Fakt, że SARS-CoV-2 używa kinaz do przejęcia i kontroli mechanizmów komórkowych u człowieka był powodem, dla którego uczeni stworzyli drugą z kolei, bardziej szczegółową mapę, tym razem mapę interakcji wirusa z poszczególnymi kinazami ludzkimi. Od lat naukowcy podejrzewali bowiem, że kinazy - przełączniki kontroli biologicznej, których wirusy używają do przejmowania komórek organizmu człowieka - mogą być celem dla zwalczania infekcji i stanowić mogą bazę dla opracowania potencjalnych leków na COVID-19. Kinazy to enzymy występujące w każdej komórce naszego ciała, regulując przepływ struktur i informacji.

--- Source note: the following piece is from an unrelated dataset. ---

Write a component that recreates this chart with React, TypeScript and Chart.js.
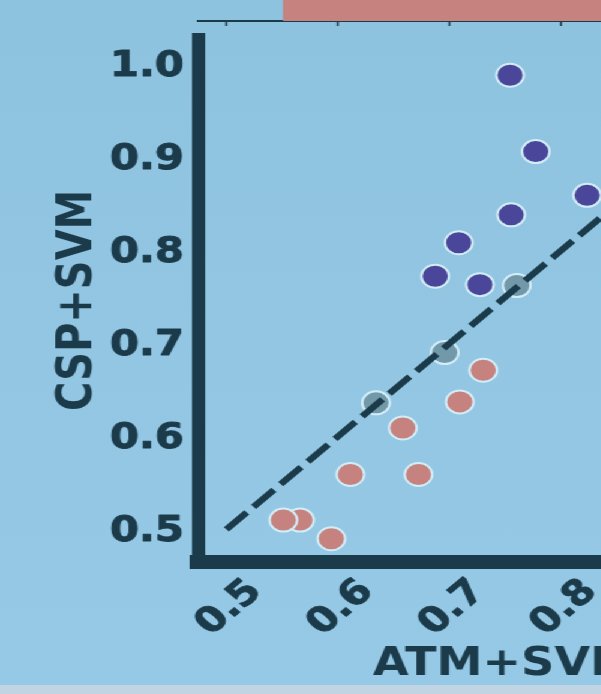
import React, { useEffect, useRef } from 'react';
import { Chart, registerables } from 'chart.js';

Chart.register(...registerables);

// ---- data ----
const PURPLE_X = [0.754, 0.777, 0.823, 0.755, 0.708, 0.687, 0.727];
const PURPLE_Y = [0.988, 0.906, 0.859, 0.838, 0.808, 0.772, 0.763];
const GREY_X = [0.760, 0.6955, 0.634];
const GREY_Y = [0.762, 0.690, 0.636];
const SALMON_X = [0.730, 0.709, 0.658, 0.611, 0.672, 0.566, 0.551, 0.594];
const SALMON_Y = [0.671, 0.637, 0.609, 0.559, 0.559, 0.510, 0.510, 0.490];
const DIAG_X = [0.5, 1.0];
const DIAG_Y = [0.5, 1.0];
const X_TICKS = [0.5, 0.6, 0.7, 0.8, 0.9, 1.0];
const X_TICK_LABELS = ['0.5', '0.6', '0.7', '0.8', '0.9', '1.0'];
const Y_TICKS = [0.5, 0.6, 0.7, 0.8, 0.9, 1.0];
const Y_TICK_LABELS = ['0.5', '0.6', '0.7', '0.8', '0.9', '1.0'];
const TOP_BAR = [0.551, 1.0];
const X_MIN = 0.475;
const X_MAX = 1.023;
const Y_MIN = 0.465;
const Y_MAX = 1.0275;
const X_TITLE = 'ATM+SVM';
const Y_TITLE = 'CSP+SVM';

// ---- style ----
const STRETCH = 1.2;
const W = 720;
const H = 685;
const TOP_H = 30;
const AREA_LEFT = 165.4;
const AREA_RIGHT = 675.4;
const AREA_TOP = 38.5;
const AREA_BOTTOM = 562;
const FONT = '"DejaVu Sans", sans-serif';
const TICK_SIZE = 35;
const X_TITLE_SIZE = 38.5;
const Y_TITLE_SIZE = 40;
const DARK = '#1b3a4a';
const PURPLE = '#4a479a';
const SALMON = '#c5827e';
const GREY = '#7199a9';
const EDGE = '#d3edf7';

const pts = (xs: number[], ys: number[]) => xs.map((x, i) => ({ x, y: ys[i] }));

const tickLabelPlugin = {
  id: 'tickLabels',
  afterDraw(chart: any) {
    const ctx = chart.ctx;
    const sx = chart.scales.x;
    const sy = chart.scales.y;
    ctx.save();
    ctx.font = `bold ${TICK_SIZE}px ${FONT}`;
    ctx.fillStyle = DARK;
    ctx.strokeStyle = DARK;
    ctx.lineWidth = 0.9;
    ctx.lineJoin = 'round';
    ctx.textBaseline = 'alphabetic';
    // y tick labels
    ctx.textAlign = 'right';
    Y_TICKS.forEach((v, i) => {
      const py = sy.getPixelForValue(v) + 0.33 * TICK_SIZE;
      const px = sx.left - 12;
      ctx.fillText(Y_TICK_LABELS[i], px, py);
      ctx.strokeText(Y_TICK_LABELS[i], px, py);
    });
    // x tick labels, rotated
    ctx.textAlign = 'center';
    X_TICKS.forEach((v, i) => {
      const px = sx.getPixelForValue(v);
      ctx.save();
      ctx.translate(px, sx.top + 43.5);
      ctx.rotate(-Math.PI / 4);
      ctx.fillText(X_TICK_LABELS[i], 0, 0.36 * TICK_SIZE);
      ctx.strokeText(X_TICK_LABELS[i], 0, 0.36 * TICK_SIZE);
      ctx.restore();
    });
    ctx.restore();
  },
};

export default function App() {
  const mainRef = useRef<HTMLCanvasElement>(null);
  const topRef = useRef<HTMLCanvasElement>(null);

  useEffect(() => {
    const pointDs = (label: string, xs: number[], ys: number[], color: string) => ({
      label,
      data: pts(xs, ys),
      backgroundColor: color,
      borderColor: EDGE,
      borderWidth: 2,
      pointRadius: 11.5,
      pointHoverRadius: 11.5,
      order: 1,
    });

    const main = new Chart(mainRef.current!, {
      type: 'scatter',
      data: {
        datasets: [
          {
            label: 'diag',
            data: pts(DIAG_X, DIAG_Y),
            showLine: true,
            borderColor: DARK,
            borderWidth: 6,
            borderDash: [24, 8],
            pointRadius: 0,
            order: 0,
          } as any,
          pointDs('grey', GREY_X, GREY_Y, GREY),
          pointDs('purple', PURPLE_X, PURPLE_Y, PURPLE),
          pointDs('salmon', SALMON_X, SALMON_Y, SALMON),
        ],
      },
      options: {
        animation: false,
        responsive: false,
        maintainAspectRatio: false,
        devicePixelRatio: 1,
        layout: { padding: { left: 0, top: AREA_TOP, right: W - AREA_RIGHT, bottom: 0 } },
        plugins: { legend: { display: false }, tooltip: { enabled: false } },
        scales: {
          x: {
            type: 'linear',
            min: X_MIN,
            max: X_MAX,
            afterBuildTicks: (s: any) => {
              s.ticks = X_TICKS.map((v) => ({ value: v }));
            },
            afterFit: (s: any) => {
              s.height = H - AREA_BOTTOM;
            },
            grid: { display: false, drawTicks: false },
            border: { display: true, width: 14, color: DARK },
            ticks: { display: false },
            title: {
              display: true,
              text: X_TITLE,
              color: DARK,
              font: { family: FONT, size: X_TITLE_SIZE, weight: 'bold', lineHeight: 1.05 },
              padding: 0,
            },
          },
          y: {
            type: 'linear',
            min: Y_MIN,
            max: Y_MAX,
            afterBuildTicks: (s: any) => {
              s.ticks = Y_TICKS.map((v) => ({ value: v }));
            },
            afterFit: (s: any) => {
              s.width = AREA_LEFT;
            },
            grid: { display: false, drawTicks: false },
            border: { display: true, width: 11, color: DARK },
            ticks: { display: false },
            title: {
              display: true,
              text: Y_TITLE,
              color: DARK,
              font: { family: FONT, size: Y_TITLE_SIZE, weight: 'bold', lineHeight: 1.2 },
              padding: { top: 42, bottom: 0 },
            },
          },
        },
      } as any,
      plugins: [tickLabelPlugin],
    });

    const top = new Chart(topRef.current!, {
      type: 'bar',
      data: {
        labels: ['hist'],
        datasets: [
          {
            data: [TOP_BAR as any],
            backgroundColor: SALMON,
            borderWidth: 0,
            barPercentage: 1,
            categoryPercentage: 1,
          },
        ],
      },
      options: {
        indexAxis: 'y',
        animation: false,
        responsive: false,
        maintainAspectRatio: false,
        devicePixelRatio: 1,
        layout: { padding: { left: AREA_LEFT, top: 0, right: W - AREA_RIGHT, bottom: 0 } },
        plugins: { legend: { display: false }, tooltip: { enabled: false } },
        scales: {
          x: {
            type: 'linear',
            min: X_MIN,
            max: X_MAX,
            afterBuildTicks: (s: any) => {
              s.ticks = X_TICKS.map((v) => ({ value: v }));
            },
            afterFit: (s: any) => {
              s.height = TOP_H - 21;
            },
            grid: {
              display: true,
              drawOnChartArea: false,
              drawTicks: true,
              tickLength: 5,
              tickWidth: 1.6,
              tickColor: DARK,
            },
            border: { display: true, width: 2, color: DARK },
            ticks: { display: false },
          },
          y: { display: false },
        },
      } as any,
    });

    return () => {
      main.destroy();
      top.destroy();
    };
  }, []);

  return (
    <div
      style={{
        position: 'fixed',
        left: 0,
        top: 0,
        width: 601,
        height: 694,
        overflow: 'hidden',
        background: '#c0d4e3',
      }}
    >
      <div
        style={{
          position: 'absolute',
          left: 0,
          top: 0,
          width: 601,
          height: H,
          background: 'linear-gradient(to bottom, #8ec3e0, #96c9e6)',
        }}
      />
      <div
        style={{
          position: 'absolute',
          left: 0,
          top: 0,
          width: W,
          height: H,
          transform: `scaleX(${STRETCH})`,
          transformOrigin: '0 0',
        }}
      >
        <canvas
          ref={mainRef}
          width={W}
          height={H}
          style={{ position: 'absolute', left: 0, top: 0, width: W, height: H, display: 'block' }}
        />
        <canvas
          ref={topRef}
          width={W}
          height={TOP_H}
          style={{ position: 'absolute', left: 0, top: 0, width: W, height: TOP_H, display: 'block' }}
        />
      </div>
    </div>
  );
}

Istnieje 518 ludzkich kinaz, które pełnią rolę głównych ośrodków kontroli praktycznie wszystkich procesów zachodzących w organizmie człowieka. Mają potężny wpływ na wzrost człowieka, odnowę komórek macierzystych, układ odpornościowy oraz pamięć i uczenie się. Są niewiarygodne wydajne w przetwarzaniu sygnałów, to rodzaj systemu sterowania, takiego jak krzemowe bramki na chipie komputerowym lub światła drogowe w mieście. Są w stanie dodać mały znacznik chemiczny do innych białek ludzkich, nieznacznie zmieniając ich strukturę w procesie biologicznym zwanym fosforylacją, tym samym wpływają na to, kiedy i w jaki sposób wiele z nich może wykonywać swoją pracę w komórce. Ponieważ białka są mikroskopijnymi końmi roboczymi komórki, budują tkanki i wywołują reakcje chemiczne, które kontrolują wszystkie rodzaje aktywności organizmu, te zwodniczo drobne zmiany mogą mieć duży wpływ na działanie białek, dając im nowe możliwości.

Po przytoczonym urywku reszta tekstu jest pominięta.